Available data ::
-*-
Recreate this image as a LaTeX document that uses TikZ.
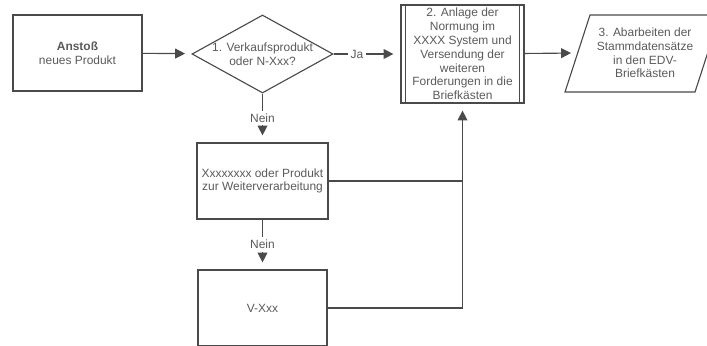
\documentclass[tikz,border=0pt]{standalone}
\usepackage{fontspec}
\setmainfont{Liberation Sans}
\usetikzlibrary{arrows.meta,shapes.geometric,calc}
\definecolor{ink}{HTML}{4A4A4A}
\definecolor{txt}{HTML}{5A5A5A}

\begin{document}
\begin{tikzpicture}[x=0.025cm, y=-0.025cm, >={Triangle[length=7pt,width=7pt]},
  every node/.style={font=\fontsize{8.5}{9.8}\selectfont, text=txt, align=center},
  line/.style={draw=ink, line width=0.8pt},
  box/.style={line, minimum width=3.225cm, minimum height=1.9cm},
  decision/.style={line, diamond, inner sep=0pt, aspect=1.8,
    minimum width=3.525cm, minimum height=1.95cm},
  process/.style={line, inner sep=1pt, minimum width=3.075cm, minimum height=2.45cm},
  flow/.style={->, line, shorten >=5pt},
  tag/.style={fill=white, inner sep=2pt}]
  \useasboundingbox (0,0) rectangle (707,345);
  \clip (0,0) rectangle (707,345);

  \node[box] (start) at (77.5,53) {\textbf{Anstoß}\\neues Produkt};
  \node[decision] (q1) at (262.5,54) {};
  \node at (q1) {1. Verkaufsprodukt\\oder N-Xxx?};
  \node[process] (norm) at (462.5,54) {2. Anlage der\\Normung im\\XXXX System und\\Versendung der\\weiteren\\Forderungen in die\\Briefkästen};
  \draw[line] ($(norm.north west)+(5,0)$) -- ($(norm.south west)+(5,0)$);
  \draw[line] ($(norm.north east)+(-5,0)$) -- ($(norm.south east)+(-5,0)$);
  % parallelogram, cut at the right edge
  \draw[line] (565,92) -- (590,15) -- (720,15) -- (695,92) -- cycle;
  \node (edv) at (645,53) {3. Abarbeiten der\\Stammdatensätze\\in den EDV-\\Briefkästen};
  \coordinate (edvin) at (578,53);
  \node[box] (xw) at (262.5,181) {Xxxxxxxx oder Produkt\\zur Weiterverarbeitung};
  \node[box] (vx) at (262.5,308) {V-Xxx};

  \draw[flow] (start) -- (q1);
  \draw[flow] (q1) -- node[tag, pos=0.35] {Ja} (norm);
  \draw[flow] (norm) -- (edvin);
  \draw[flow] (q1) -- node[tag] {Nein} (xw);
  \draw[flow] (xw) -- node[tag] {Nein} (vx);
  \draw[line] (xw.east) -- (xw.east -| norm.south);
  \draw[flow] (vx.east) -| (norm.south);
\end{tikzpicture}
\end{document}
-*-
Task statement ::
Begin at the first line of the material and copy each line exactly through the one containing "(vx) at (262.5,308)". Omit pictures.

Exercise result ::
Recreate this image as a LaTeX document that uses TikZ.
\documentclass[tikz,border=0pt]{standalone}
\usepackage{fontspec}
\setmainfont{Liberation Sans}
\usetikzlibrary{arrows.meta,shapes.geometric,calc}
\definecolor{ink}{HTML}{4A4A4A}
\definecolor{txt}{HTML}{5A5A5A}

\begin{document}
\begin{tikzpicture}[x=0.025cm, y=-0.025cm, >={Triangle[length=7pt,width=7pt]},
  every node/.style={font=\fontsize{8.5}{9.8}\selectfont, text=txt, align=center},
  line/.style={draw=ink, line width=0.8pt},
  box/.style={line, minimum width=3.225cm, minimum height=1.9cm},
  decision/.style={line, diamond, inner sep=0pt, aspect=1.8,
    minimum width=3.525cm, minimum height=1.95cm},
  process/.style={line, inner sep=1pt, minimum width=3.075cm, minimum height=2.45cm},
  flow/.style={->, line, shorten >=5pt},
  tag/.style={fill=white, inner sep=2pt}]
  \useasboundingbox (0,0) rectangle (707,345);
  \clip (0,0) rectangle (707,345);

  \node[box] (start) at (77.5,53) {\textbf{Anstoß}\\neues Produkt};
  \node[decision] (q1) at (262.5,54) {};
  \node at (q1) {1. Verkaufsprodukt\\oder N-Xxx?};
  \node[process] (norm) at (462.5,54) {2. Anlage der\\Normung im\\XXXX System und\\Versendung der\\weiteren\\Forderungen in die\\Briefkästen};
  \draw[line] ($(norm.north west)+(5,0)$) -- ($(norm.south west)+(5,0)$);
  \draw[line] ($(norm.north east)+(-5,0)$) -- ($(norm.south east)+(-5,0)$);
  % parallelogram, cut at the right edge
  \draw[line] (565,92) -- (590,15) -- (720,15) -- (695,92) -- cycle;
  \node (edv) at (645,53) {3. Abarbeiten der\\Stammdatensätze\\in den EDV-\\Briefkästen};
  \coordinate (edvin) at (578,53);
  \node[box] (xw) at (262.5,181) {Xxxxxxxx oder Produkt\\zur Weiterverarbeitung};
  \node[box] (vx) at (262.5,308) {V-Xxx};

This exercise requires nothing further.